Re: [PATCH v3 1/4] mm/zswap: Make shrink_worker writeback cursor per-memcg

From: Hao Jia

Date: Sun Jun 14 2026 - 22:46:12 EST

On 2026/6/13 02:15, Yosry Ahmed wrote:

On Fri, Jun 12, 2026 at 9:40 AM Shakeel Butt <shakeel.butt@xxxxxxxxx> wrote:

On Thu, Jun 11, 2026 at 05:39:16PM +0000, Yosry Ahmed wrote:

On Tue, Jun 09, 2026 at 11:18:26AM +0800, Hao Jia wrote:

On 2026/6/9 02:01, Nhat Pham wrote:

On Mon, Jun 8, 2026 at 9:48 AM Yosry Ahmed <yosry@xxxxxxxxxx> wrote:

But OTOH, this does seem like a recipe for inefficient reclaim. We
might exhaust hotter memory of a cgroup while sparing colder memory of
another cgroup... But maybe if they're all cold anyway, then who
cares, and eventually you'll get to the cold stuff of other child?

Forgot to respond to this part, the unfairness is limited to the batch
size per-invocation, so it should be fine as long as you don't divide
the amount over 100 iterations for some reason. Also yes, all memory
in zswap is cold, the relative coldness is not that important (e.g.
compared to relative coldness during reclaim).

Ok then yeah, I think we should shelve per-memcg cursor for the next
version. Down the line, if we have more data that unfairness is an
issue, we can always fix it. One step at a time :)

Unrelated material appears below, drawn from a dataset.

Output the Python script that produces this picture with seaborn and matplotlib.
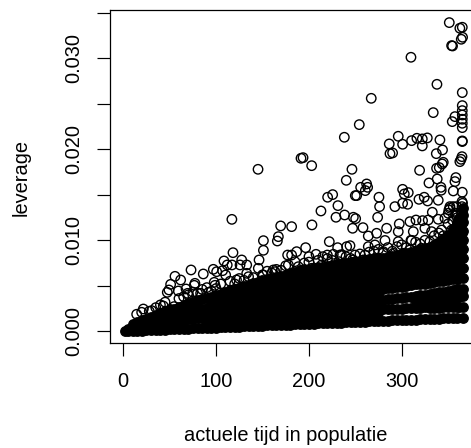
import matplotlib
matplotlib.use("Agg")
import matplotlib.pyplot as plt
import seaborn as sns

sns.set_theme(style="white")
plt.rcParams['font.family'] = ['Liberation Sans', 'DejaVu Sans']

x_label = "actuele tijd in populatie"
y_label = "leverage"
x_ticks = [0, 100, 200, 300]
y_ticks = [0.000, 0.005, 0.010, 0.015, 0.020, 0.025, 0.030, 0.035]
y_tick_labels = ["0.000", "", "0.010", "", "0.020", "", "0.030", ""]

# lowest strand of the dense band
strand_x = [2, 5, 10, 15, 20, 25, 30, 35, 40, 45, 50, 55, 60, 65, 70, 75, 80, 85, 90, 95,
            100, 105, 110, 115, 120, 125, 130, 135, 140, 145, 150, 155, 160, 165, 170, 175,
            180, 185, 190, 195, 200, 205, 210, 215, 220, 225, 230, 235, 240, 245, 250, 255,
            260, 265, 270, 275, 280, 285, 290, 295, 300, 305, 310, 315, 320, 325, 330, 335,
            340, 345, 350, 355, 360, 366]
strand_y = [.00005, .00005, .00004, .00006, .00008, .0001, .00012, .00014, .00016, .00018,
            .0002, .00023, .00025, .00027, .00029, .00031, .00033, .00035, .00037, .00039,
            .00041, .00043, .00045, .00047, .00049, .00051, .00053, .00055, .00057, .00059,
            .00062, .00064, .00066, .00068, .0007, .00072, .00074, .00076, .00078, .0008,
            .00082, .00084, .00086, .00088, .0009, .00092, .00094, .00096, .00098, .001,
            .00103, .00105, .00107, .00109, .00111, .00113, .00115, .00117, .00119, .00121,
            .00123, .00125, .00127, .00129, .00131, .00133, .00135, .00137, .00139, .00141,
            .00144, .00146, .00148, .0015]

# next strand, filled up to where the white streak starts
strand2_x = [90, 95, 100, 105, 110, 115, 120, 125, 130, 135, 140, 145, 150, 155, 160, 165, 170,
             175, 180, 185, 190, 195, 200, 205, 210, 215, 220, 225, 230, 235, 240, 245, 250,
             255, 260, 265, 270, 275]
strand2_y = [.0011, .00113, .00115, .00118, .0012, .00123, .00125, .00128, .0013, .00133, .00135,
             .00138, .0014, .00143, .00145, .00148, .0015, .00153, .00155, .00158, .0016, .00163,
             .00165, .00168, .0017, .00173, .00175, .00178, .0018, .00183, .00185, .00188, .0019,
             .00193, .00195, .00198, .002, .00203]

# dense band, read column by column
band_columns = [
    (5, [.0003]),
    (10, [.0004, .0008]),
    (15, [.0006, .001]),
    (20, [.0005, .0012]),
    (25, [.0006, .0011, .0014]),
    (30, [.0007, .0016]),
    (35, [.0008, .0013, .0018]),
    (40, [.0009, .0015, .002]),
    (45, [.001, .0016, .0022]),
    (50, [.001, .0017, .0024]),
    (55, [.0011, .0018, .0025]),
    (60, [.0012, .002, .0027]),
    (65, [.0012, .002, .0029]),
    (70, [.0013, .0022, .0031]),
    (75, [.0014, .0023, .0032]),
    (80, [.0015, .0024, .0034]),
    (85, [.0015, .0025, .0035]),
    (90, [.0016, .0026, .0037]),
    (95, [.0016, .0021, .0029, .0038]),
    (100, [.0016, .0024, .0032, .004]),
    (105, [.0017, .002, .003, .0041]),
    (110, [.0017, .0026, .0034, .0043]),
    (115, [.0017, .0022, .0031, .0039, .0045]),
    (120, [.0018, .0028, .0037, .0047]),
    (125, [.0018, .0024, .0033, .0042, .0048]),
    (130, [.0019, .0029, .0039, .005]),
    (135, [.002, .0025, .0034, .0044, .0051]),
    (140, [.002, .003, .0042, .0053]),
    (145, [.002, .0026, .0036, .0045, .0054]),
    (150, [.0021, .003, .0039, .0048, .0056]),
    (155, [.0021, .0026, .0035, .0044, .0053, .0057]),
    (160, [.0022, .0031, .004, .005, .0059]),
    (165, [.0022, .0027, .0036, .0045, .0054, .006]),
    (170, [.0022, .0032, .0042, .0052, .0061]),
    (175, [.0023, .0028, .0037, .0047, .0057, .0062]),
    (180, [.0023, .0033, .0043, .0054, .0064]),
    (185, [.0023, .0028, .0038, .0047, .0055, .0065]),
    (190, [.0024, .0033, .0042, .0051, .0059, .0067]),
    (195, [.0024, .0029, .0037, .0046, .0055, .0064, .0068]),
    (200, [.0024, .0033, .0042, .0051, .006, .0069]),
    (205, [.0024, .0029, .0038, .0047, .0056, .0065, .007]),
    (210, [.0025, .0034, .0043, .0052, .0062, .0071]),
    (215, [.0025, .003, .0039, .0048, .0057, .0067, .0071]),
    (220, [.0025, .0034, .0044, .0053, .0063, .0072]),
    (225, [.0025, .003, .0039, .0049, .0058, .0068, .0073]),
    (230, [.0026, .0035, .0044, .0054, .0064, .0074]),
    (235, [.0026, .0031, .004, .005, .0059, .0069, .0074]),
    (240, [.0026, .0035, .0045, .0055, .0065, .0075]),
    (245, [.0026, .0031, .004, .005, .006, .007, .0076]),
    (250, [.0027, .0036, .0046, .0056, .0066, .0077]),
    (255, [.0027, .0032, .0041, .0051, .0061, .0071, .0077]),
    (260, [.0027, .0037, .0047, .0057, .0067, .0078]),
    (265, [.0027, .0032, .0042, .0052, .0062, .0072, .0079]),
    (270, [.0027, .0036, .0046, .0056, .0066, .0073, .008]),
    (275, [.0027, .0032, .0041, .0051, .0061, .0069, .0076, .008]),
    (280, [.0024, .0034, .0047, .0056, .0065, .0073, .0081]),
    (285, [.00245, .0035, .00475, .0052, .0061, .007, .0079, .0082]),
    (290, [.0025, .0036, .0048, .0057, .0066, .0075, .0083]),
    (295, [.0025, .00365, .00485, .0053, .0062, .0071, .008, .0084]),
    (300, [.0025, .0037, .0049, .0058, .0067, .0076, .0085]),
    (305, [.00255, .00375, .005, .0055, .0064, .0073, .0082, .0086]),
    (310, [.0026, .0038, .0051, .006, .0069, .0078, .0087]),
    (315, [.0026, .0033, .0039, .00515, .0056, .0066, .0076, .0085, .0088]),
    (320, [.0026, .0034, .004, .0052, .0061, .0071, .0081, .009]),
    (325, [.00265, .0034, .004, .00525, .0058, .0068, .0078, .0087, .0091]),
    (330, [.0026, .0035, .0041, .0053, .0063, .0073, .0083, .0093]),
    (335, [.0026, .0035, .0042, .0054, .0059, .0069, .0079, .0089, .0095]),
    (340, [.0026, .0036, .0043, .0055, .0065, .0076, .0086, .0097]),
    (345, [.0027, .0036, .00435, .00555, .006, .0071, .0081, .0091, .0101]),
    (350, [.0027, .0037, .0044, .0056, .0066, .0076, .0086, .0096, .0106]),
    (355, [.0027, .0037, .0045, .0057, .0062, .0073, .0083, .0093, .0103, .0112]),
    (360, [.0027, .0038, .0046, .0058, .0068, .0078, .0089, .0099, .011, .012]),
    (362, [.0027, .0038, .0046, .0059, .0065, .0075, .0085, .0095, .0105, .0115, .0125]),
    (366, [.0027, .0039, .0047, .0059, .007, .008, .009, .01, .011, .012, .0128, .0135]),
]

# hollow circles outside the dense band
ring_x = [351.3, 362.7, 365.3, 364.2, 365.6, 353.8, 354.8, 310, 338, 365.3, 267.2, 365.3, 365.3,
          365.3, 365.3, 365.3, 365.3, 357.4, 354.5, 334, 254.3, 238.2, 296.3, 286.6, 301, 287.4,
          290.2, 310.7, 316.4, 322.2, 327.6, 322.2, 341.2, 344, 337.3, 365.3, 365.3, 344.8, 343.7,
          337.6, 340.5, 365, 364, 362.7, 145.2, 191.5, 193.7, 203, 246.4, 240.3, 319.3, 329.4,
          338.3, 358.4, 357.4, 342.3, 342.6, 355.6, 365.3, 262.2, 255.8, 263.3, 260.8, 251.5, 250,
          225.6, 220.2, 231.3, 213, 229.2, 238.5, 247.9, 250.4, 275.5, 276.2, 274.1, 301, 302.8,
          307.1, 292.7, 301, 306.4, 318.6, 324.3, 327.9, 339.4, 333, 365, 365, 364.5, 352, 355.6,
          350.2, 359.2, 203.3, 169.6, 181.4, 297.4, 308.9, 315.4, 322.5, 328.6, 339.4,
          117, 118.2, 108.5, 117.1, 112, 110.3, 107, 73, 55.7, 61.8, 51, 49.2, 47.4, 59.3, 67.6,
          69.3, 77.2, 76.5, 86.2, 97, 100.6, 98, 98.8, 21.6, 30.6, 43.1, 54.6, 83.3, 92, 122,
          19.8, 14.4,
          247.1, 258.3, 264, 167.1, 166, 151, 151, 146.3, 133, 127.6, 125.8, 222, 196.5, 207.7,
          200.1, 186.8, 181.4, 177.1, 177.9, 185, 188.6, 203, 213.8, 213.8, 219.9, 231, 240.7,
          244.3, 226.3, 233.5, 231, 232.4, 228.8, 249.7, 260.4, 247.1, 253.2, 264, 258.6, 145.5,
          133, 163.5, 151, 161.7,
          352, 350.9, 359.2, 365.6, 365.6, 365.6, 365.6, 346.6, 283.8, 273, 296.3, 312.5, 325,
          332.2, 343, 353.8, 282, 310.7, 296.3, 330.4, 339.4, 271.2, 291, 280.2, 269.4, 280.2,
          308.9, 321.4, 301.7,
          35, 45, 40, 28, 60, 70, 65, 75, 85, 80, 90, 105, 100, 115, 125, 130, 135, 140, 155, 160,
          165, 170, 175, 195, 200, 210, 220, 215, 240, 235, 255, 265, 270, 275, 285, 290, 300, 305,
          315, 320, 325, 335, 340, 345, 350, 355, 358, 360, 345, 310, 280, 295, 245, 225, 150, 120, 95]
ring_y = [.03392, .0333, .03341, .03209, .03231, .03139, .03135, .03011, .02714, .02623, .0256, .0248, .02425,
          .02377, .0233, .02286, .02238, .02359, .02304, .02403, .02271, .02132, .02143, .02059, .02055, .01952,
          .0196, .02095, .02121, .02114, .02125, .02037, .02103, .01993, .01952, .02092, .02085, .01857, .01839,
          .01791, .01799, .01919, .0189, .01864, .0178, .01901, .01908, .0182, .0178, .01659, .01769, .0163,
          .01674, .01689, .01645, .01582, .0155, .01542, .01528, .01619, .01582, .01582, .01546, .01491, .01491,
          .01502, .01473, .01381, .01322, .01253, .01278, .01253, .01238, .01473, .0137, .01253, .0156, .01509,
          .01524, .0137, .01407, .01396, .0145, .01473, .01432, .0144, .01308, .01425, .0137, .01297, .01352, .0137,
          .01297, .01297, .01169, .01158, .0115, .0118, .01205, .01223, .01216, .01223, .01231,
          .0123, .00864, .00773, .00729, .00729, .00619, .00666, .00674, .00604, .00564, .00516, .00454, .00428, .00443, .00465,
          .00417, .00527, .00505, .0063, .00681, .00655, .00538, .00505, .00245, .00227, .00278, .00271, .00417, .00428, .00564,
          .00209, .00187,
          .01132, .01139, .01047, .0104, .00992, .00996, .0089, .00784, .00729, .00784, .00729, .00985, .00919, .00846,
          .0082, .00875, .00838, .00838, .00729, .00765, .0071, .00692, .00729, .00637, .00838, .00919, .0093,
          .00941, .00846, .00838, .00729, .00765, .00699, .00838, .00838, .00784, .00747, .0093, .00784, .00692,
          .00637, .00655, .00619, .00674,
          .0137, .01333, .0137, .01406, .01297, .01187, .01077, .01242, .01132, .01077, .01095, .01095, .01132,
          .01095, .01113, .01113, .00998, .00998, .00985, .00985, .00967, .00949, .00857, .00875, .00784, .00766,
          .00894, .00912, .00857,
          .0026, .0032, .0029, .0022, .0036, .004, .0038, .0043, .0046, .0042, .0048, .0052, .0047, .0055, .0058, .0056,
          .006, .0059, .0066, .0064, .0068, .0067, .0072, .0075, .0076, .0078, .008, .0082, .0082, .0084, .0085, .0087,
          .0088, .009, .0092, .0088, .0095, .0092, .0098, .0096, .01, .0105, .0108, .0105, .0118, .0122, .0128, .0125,
          .01, .01, .0086, .0093, .008, .0078, .0062, .0052, .0044]

band_x = [x for x, ys in band_columns for _ in ys]
band_y = [y for _, ys in band_columns for y in ys]

fig = plt.figure(figsize=(4.71, 4.48), dpi=100, facecolor="white")
ax = fig.add_axes([110 / 471, (448 - 343) / 448, 370 / 471, (343 - 10.5) / 448])

size = 46
lw = 1.0
sns.scatterplot(x=band_x, y=band_y, ax=ax, s=size, color="black", edgecolor="black", linewidth=lw, legend=False)
sns.scatterplot(x=strand_x, y=strand_y, ax=ax, s=size, color="black", edgecolor="black", linewidth=lw, legend=False)
sns.scatterplot(x=strand2_x, y=strand2_y, ax=ax, s=size, color="black", edgecolor="black", linewidth=lw, legend=False)
sns.scatterplot(x=ring_x, y=ring_y, ax=ax, s=size, facecolor="none", edgecolor="black", linewidth=lw, legend=False)

ax.set_xlim(-14.33, 384.4)
ax.set_ylim(-0.001286, 0.03525)
ax.set_xticks(x_ticks)
ax.set_yticks(y_ticks)
ax.set_yticklabels(y_tick_labels, rotation=90, va="center")
ax.tick_params(axis="both", length=9.6, width=0.85, color="black", labelsize=14.4, labelcolor="black", bottom=True, left=True)
ax.tick_params(axis="x", pad=11.5)
ax.tick_params(axis="y", pad=10)
for spine in ax.spines.values():
    spine.set_color("black")
    spine.set_linewidth(0.9)
ax.set_xlabel("")
ax.set_ylabel("")
fig.text(286 / 471, 1 - 435 / 448, x_label, ha="center", va="center", fontsize=14.4, color="black")
fig.text(21 / 471, 1 - 177 / 448, y_label, ha="center", va="center", rotation=90, fontsize=14.4, color="black")
fig.savefig("out.png", dpi=100)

Thanks a lot to Yosry, Nhat, and Shakeel for the great suggestions!

Let me summarize what I plan to do in the next version to make sure we are
on the same page:

- Drop the per-memcg cursor and keep the root cgroup cursor
(zswap_next_shrink) logic intact.
- Stick to using the zswap_writeback_only key, and change the proactive
writeback size to use the compressed size.
- Consolidate and reuse the logic between shrink_worker() and
shrink_memcg(). Enable batch writeback in the shrink_worker() path, while
keeping the writeback behavior in the zswap_store() path unchanged.

Please let me know if I missed or misunderstood anything. Thanks again for
clearing things up!

Sorry for the late response, yes I think this makes sense. However, I
have some comment about how this interacts with swap tiering, let me
reply to the other thread.

I think the swap tiers interaction will be figured out over next cycle. However
Hao can/should continue to push and we may decide to let it in orthogonal to
swap tiers.

Yeah I think there are a lot of changes we discussed outside of the
memcg interface, so maybe keep the interface as-is for now, work on a
new version with the other changes, and we can finalize the interface
at the end?

Okay, I will split the non-memcg interface parts into a few separate patches. These will serve as the preparation work for proactive writeback and enable batch writeback in the shrink_worker() path.

However, I will still send the complete patchset using the zswap_writeback_only key approach in the next version. This should make it easier to review whether the preparation logic is reasonable, and to decide whether it should eventually be merged independently of the swap tiers.

Thanks,
Hao